Chamber Executives from around BC met on Tuesday in our bi-weekly Chamber Coffee Chat. Of course, the main topic of conversation was the announcement by the Premier around new restrictions and closures – restaurants and pubs being the most controversial and challenging for all communities. We determined that we needed to speak on behalf of the industry and the tens of thousands of workers impacted so suddenly and drastically by the province’s announcements providing about eight hours of notice of the 100% restriction on indoor dining.
The frustration of business owners and operators could be felt in one of our member’s voices as he described that Monday morning he had placed an order for $11,000 for wine necessary to satisfy those dining out for Easter. The week previous he had place substantial orders for deliveries of fresh foods for later this week to hold him over the long weekend. I’m sure this story was repeated thousands of times by restauranteurs over the past couple of days. Unfortunately for most in BC, patios are not an alternative at this time of year. In Nanaimo, the Fire Department refused to permit propane powered heaters on any patio with a covering which would have been the only alternative during the winter months.
The repeated and sudden nature of closures and restrictions that provide no notice for the industry to adjust staffing, provision procurement, and credit/cash flow arrangements. The industry is operating in very stressful times since allowed to re-open to reduced capacities late last spring. In our community, a number have closed their doors permanently. I’m sure Chambers across BC would say the same things about their communities.
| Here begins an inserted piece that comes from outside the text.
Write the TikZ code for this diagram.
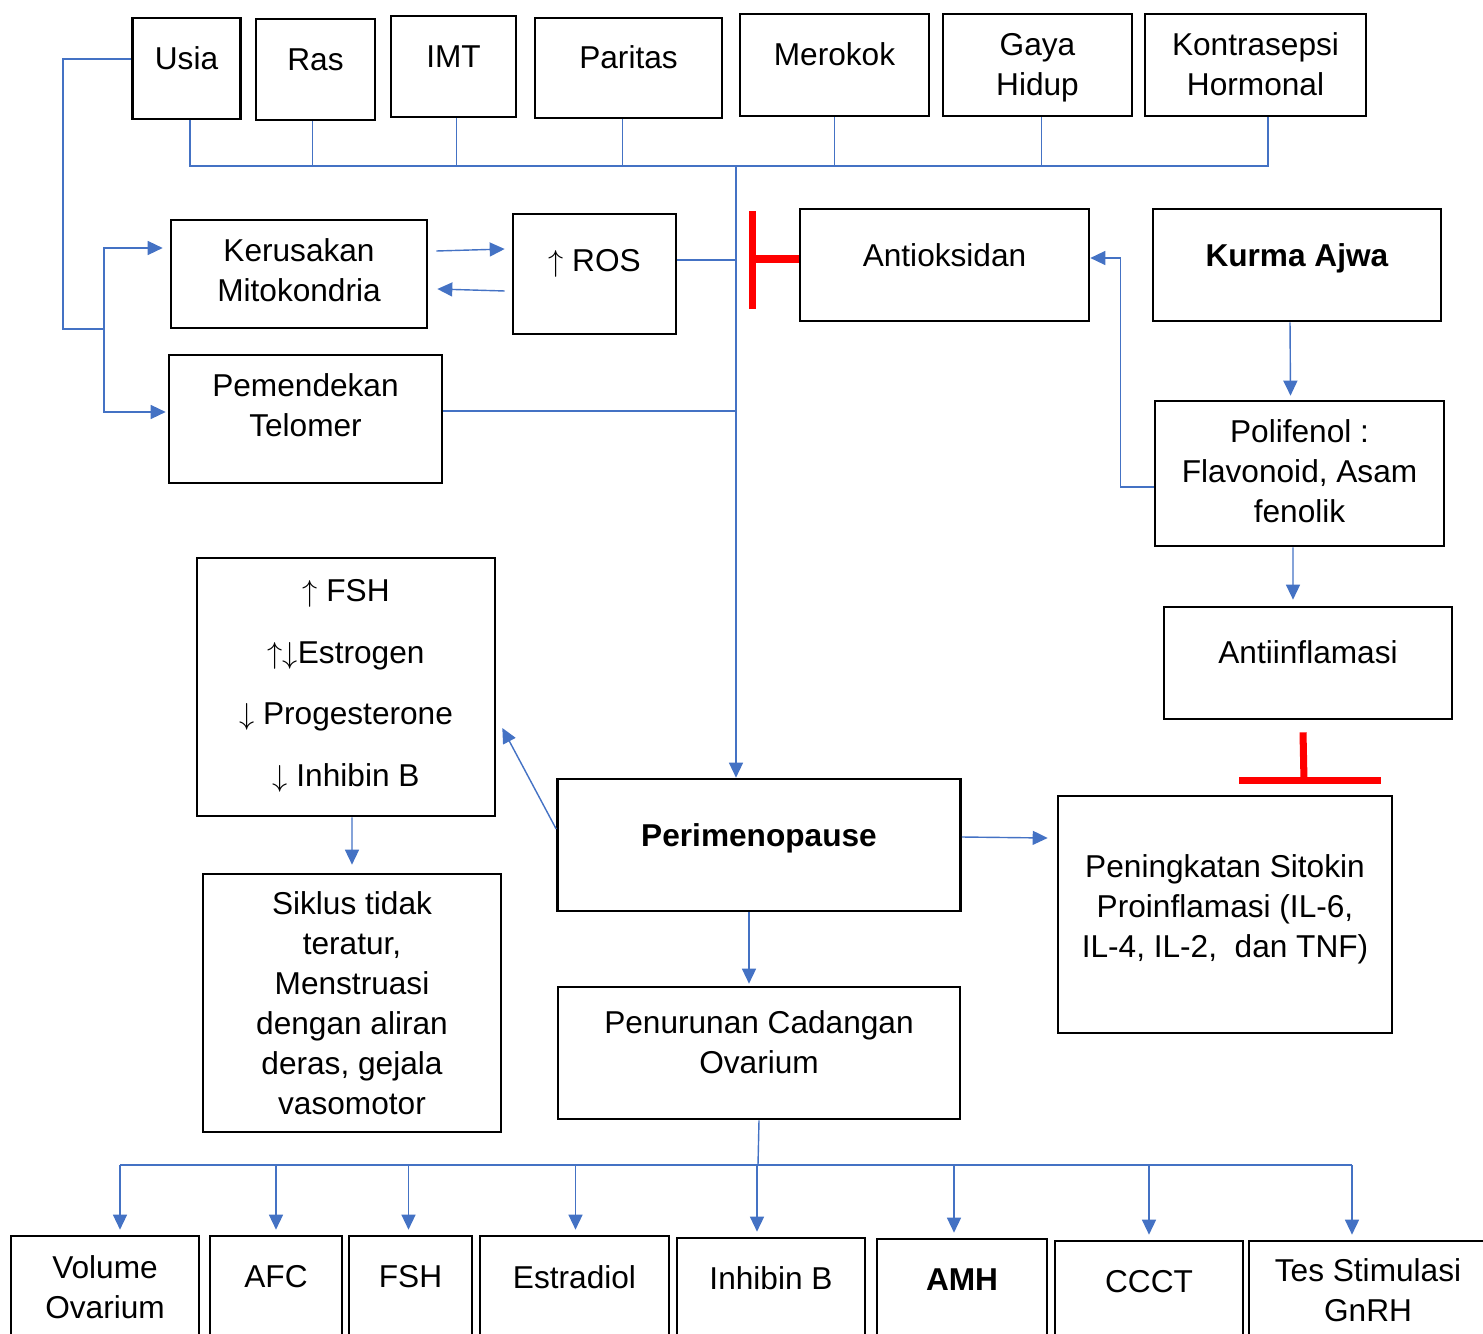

We concluded through this discussion that three things should be considered going forward, and we hope you’ll share this with government to advocate for more consideration for the industry:
- Businesses impacted (restaurants and pubs) need to be provided with guidance on how to seek support and funding to ensure they don’t lose their businesses. There must be recognition of the sudden impact on an industry already struggling under difficult conditions. Perhaps a special fund separate and distinct from the existing BC Recovery Plan funding.
- There needs to be more transparency and clarity around the potential for changing conditions on businesses, industries and sectors that are in fragile or threatened territory already. Lack of communication around the decision-making process is resulting in mistrust in the process. We need more clarity, we need to know why, and we need to know how we can properly address the areas of concern for our region. (IE – is it in fact restaurants in all of BC where we are seeing the spike?)
- Many Chambers would encourage reconsideration of a strategic, territorial approach when considering industry-wide closures. On Vancouver Island, our case count is fortunately very low and the chances of anybody ‘region-hopping’ for the sake of a dinner out would be extremely unlikely. Similar situations exist in the North and the Kootenays among other regions.
With the number of people living paycheque to paycheque or tipjar to tipjar, this situation is close to overwhelming for local economies. We can only hope that three weeks really does end up being three weeks!